• _TO DO_
Do not repeat pictures. Repeat exactly the lines of the listing below from its first line through the line with "import * as".

• _AVAILABLE DATA_

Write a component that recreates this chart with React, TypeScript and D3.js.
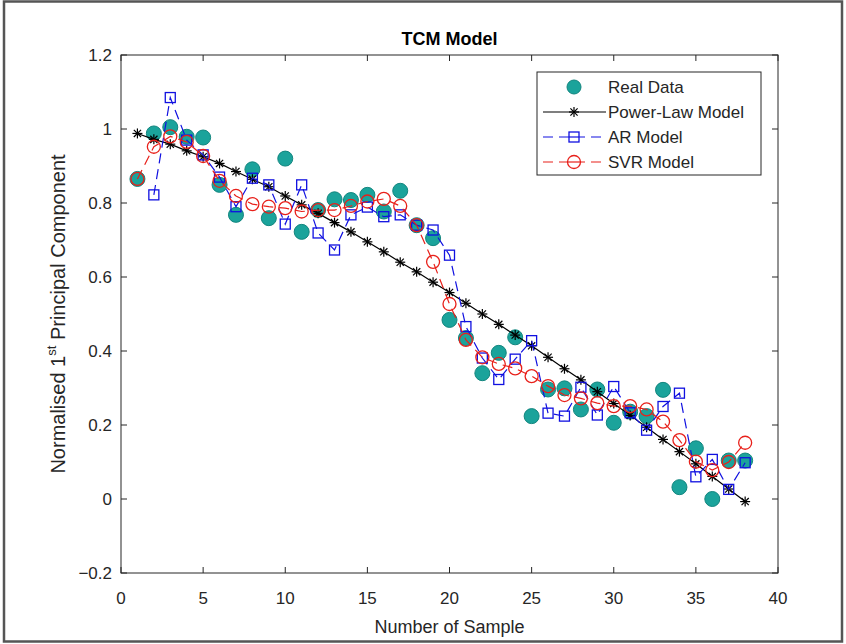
import React from "react";
import * as d3 from "d3";

const samples = d3.range(1, 39);
const realData = [0.865, 0.988, 1.005, 0.979, 0.977, 0.849, 0.768, 0.891, 0.759, 0.92, 0.722, 0.781, 0.81, 0.808, 0.822, 0.777, 0.833, 0.74, 0.705, 0.484, 0.435, 0.34, 0.395, 0.437, 0.224, 0.296, 0.299, 0.242, 0.296, 0.206, 0.236, 0.224, 0.295, 0.032, 0.137, 0.0, 0.104, 0.104];
const powerLaw = [0.988, 0.972, 0.959, 0.941, 0.925, 0.907, 0.885, 0.864, 0.844, 0.819, 0.795, 0.772, 0.747, 0.722, 0.695, 0.668, 0.64, 0.614, 0.586, 0.558, 0.529, 0.5, 0.472, 0.443, 0.414, 0.383, 0.352, 0.322, 0.29, 0.258, 0.226, 0.194, 0.161, 0.128, 0.095, 0.061, 0.027, -0.007];
// AR model starts at sample 2
const arModel = [null, 0.822, 1.085, 0.97, 0.93, 0.87, 0.79, 0.867, 0.849, 0.743, 0.849, 0.719, 0.673, 0.768, 0.789, 0.763, 0.768, 0.74, 0.727, 0.659, 0.466, 0.381, 0.323, 0.378, 0.428, 0.232, 0.224, 0.302, 0.227, 0.304, 0.233, 0.186, 0.25, 0.286, 0.06, 0.107, 0.026, 0.098];
const svrModel = [0.865, 0.952, 0.98, 0.965, 0.927, 0.86, 0.819, 0.797, 0.79, 0.786, 0.777, 0.781, 0.781, 0.792, 0.804, 0.811, 0.792, 0.74, 0.641, 0.527, 0.43, 0.383, 0.365, 0.353, 0.332, 0.305, 0.281, 0.272, 0.259, 0.251, 0.251, 0.242, 0.209, 0.159, 0.101, 0.078, 0.1, 0.152];

const xTicks = [0, 5, 10, 15, 20, 25, 30, 35, 40];
const yTicks = [-0.2, 0, 0.2, 0.4, 0.6, 0.8, 1, 1.2];
const legendLabels = ["Real Data", "Power-Law Model", "AR Model", "SVR Model"];

const W = 846, H = 644;
const left = 121, right = 778, top = 55, bottom = 573;
const font = "Liberation Sans, Arial, Helvetica, sans-serif";
const axisColor = "#262626";
const teal = "#1ba39b", tealEdge = "#12857e";
const blue = "#1010e0", red = "#e8201a";

function Star({ x, y, s = 5 }: { x: number; y: number; s?: number }) {
  const d = s * 0.72;
  return (
    <g stroke="#000" strokeWidth={1.2}>
      <line x1={x - s} y1={y} x2={x + s} y2={y} />
      <line x1={x} y1={y - s} x2={x} y2={y + s} />
      <line x1={x - d} y1={y - d} x2={x + d} y2={y + d} />
      <line x1={x - d} y1={y + d} x2={x + d} y2={y - d} />
    </g>
  );
}

export default function App() {
  const x = d3.scaleLinear().domain([0, 40]).range([left, right]);
  const y = d3.scaleLinear().domain([-0.2, 1.2]).range([bottom, top]);

  const line = d3
    .line<[number, number | null]>()
    .defined((d) => d[1] !== null)
    .x((d) => x(d[0]))
    .y((d) => y(d[1] as number));

  const pl = samples.map((s, i) => [s, powerLaw[i]] as [number, number | null]);
  const ar = samples.map((s, i) => [s, arModel[i]] as [number, number | null]);
  const svr = samples.map((s, i) => [s, svrModel[i]] as [number, number | null]);

  const legX = 537, legY = 72, legW = 224, legH = 103;
  const rowY = (i: number) => legY + 15 + i * 25;
  const mx = 574;

  return (
    <div style={{ position: "absolute", left: 0, top: 0 }}>
      <svg width={W} height={H} style={{ display: "block", background: "#fff" }} fontFamily={font}>
        <rect x={0} y={0} width={W} height={H} fill="#fff" />
        <rect x={4} y={1.5} width={838} height={640} fill="none" stroke="#555" strokeWidth={2.5} />

        {/* axes box */}
        <rect x={left} y={top} width={right - left} height={bottom - top} fill="#fff" stroke={axisColor} strokeWidth={1} />
        {xTicks.map((t) => (
          <g key={"xt" + t}>
            <line x1={x(t)} x2={x(t)} y1={bottom} y2={bottom - 6} stroke={axisColor} />
            <line x1={x(t)} x2={x(t)} y1={top} y2={top + 6} stroke={axisColor} />
            <text x={x(t)} y={604} textAnchor="middle" fontSize={17} fill={axisColor}>{t}</text>
          </g>
        ))}
        {yTicks.map((t) => (
          <g key={"yt" + t}>
            <line x1={left} x2={left + 6} y1={y(t)} y2={y(t)} stroke={axisColor} />
            <line x1={right} x2={right - 6} y1={y(t)} y2={y(t)} stroke={axisColor} />
            <text x={112} y={y(t) + 6} textAnchor="end" fontSize={17} fill={axisColor}>{d3.format("")(+t.toFixed(1))}</text>
          </g>
        ))}

        <text x={(left + right) / 2} y={45} textAnchor="middle" fontSize={18} fontWeight="bold" fill="#000">TCM Model</text>
        <text x={(left + right) / 2} y={633} textAnchor="middle" fontSize={18} fill={axisColor}>Number of Sample</text>
        <text transform={`translate(65,${(top + bottom) / 2}) rotate(-90)`} textAnchor="middle" fontSize={20} fill={axisColor}>
          Normalised 1<tspan fontSize={13} dy={-9}>st</tspan><tspan dy={9}> Principal Component</tspan>
        </text>

        {/* Real data */}
        {samples.map((s, i) => (
          <circle key={"r" + s} cx={x(s)} cy={y(realData[i])} r={7.5} fill={teal} stroke={tealEdge} strokeWidth={1} />
        ))}

        {/* Power-law */}
        <path d={line(pl) || ""} fill="none" stroke="#000" strokeWidth={1.2} />
        {pl.map(([s, v]) => <Star key={"p" + s} x={x(s)} y={y(v as number)} />)}

        {/* AR */}
        <path d={line(ar) || ""} fill="none" stroke={blue} strokeWidth={1.2} strokeDasharray="10,6" />
        {ar.filter((d) => d[1] !== null).map(([s, v]) => (
          <rect key={"a" + s} x={x(s) - 5} y={y(v as number) - 5} width={10} height={10} fill="none" stroke={blue} strokeWidth={1.3} />
        ))}

        {/* SVR */}
        <path d={line(svr) || ""} fill="none" stroke={red} strokeWidth={1.2} strokeDasharray="10,6" />
        {svr.map(([s, v]) => (
          <circle key={"s" + s} cx={x(s)} cy={y(v as number)} r={6.5} fill="none" stroke={red} strokeWidth={1.3} />
        ))}

        {/* legend */}
        <rect x={legX} y={legY} width={legW} height={legH} fill="#fff" stroke={axisColor} strokeWidth={1} />
        <circle cx={mx} cy={rowY(0)} r={7} fill={teal} stroke={tealEdge} />
        <line x1={543} x2={606} y1={rowY(1)} y2={rowY(1)} stroke="#000" strokeWidth={1.2} />
        <Star x={mx} y={rowY(1)} />
        <line x1={543} x2={606} y1={rowY(2)} y2={rowY(2)} stroke={blue} strokeWidth={1.2} strokeDasharray="10,6" />
        <rect x={mx - 5} y={rowY(2) - 5} width={10} height={10} fill="#fff" stroke={blue} strokeWidth={1.3} />
        <line x1={mx - 5} x2={mx + 5} y1={rowY(2)} y2={rowY(2)} stroke={blue} strokeWidth={1.2} />
        <line x1={543} x2={606} y1={rowY(3)} y2={rowY(3)} stroke={red} strokeWidth={1.2} strokeDasharray="10,6" />
        <circle cx={mx} cy={rowY(3)} r={6.5} fill="#fff" stroke={red} strokeWidth={1.3} />
        <line x1={mx - 6.5} x2={mx + 6.5} y1={rowY(3)} y2={rowY(3)} stroke={red} strokeWidth={1.2} />
        {legendLabels.map((l, i) => (
          <text key={l} x={608} y={rowY(i) + 6} fontSize={17} fill={axisColor}>{l}</text>
        ))}
      </svg>
    </div>
  );
}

• _CORRECT OUTPUT_
Write a component that recreates this chart with React, TypeScript and D3.js.
import React from "react";
import * as d3 from "d3";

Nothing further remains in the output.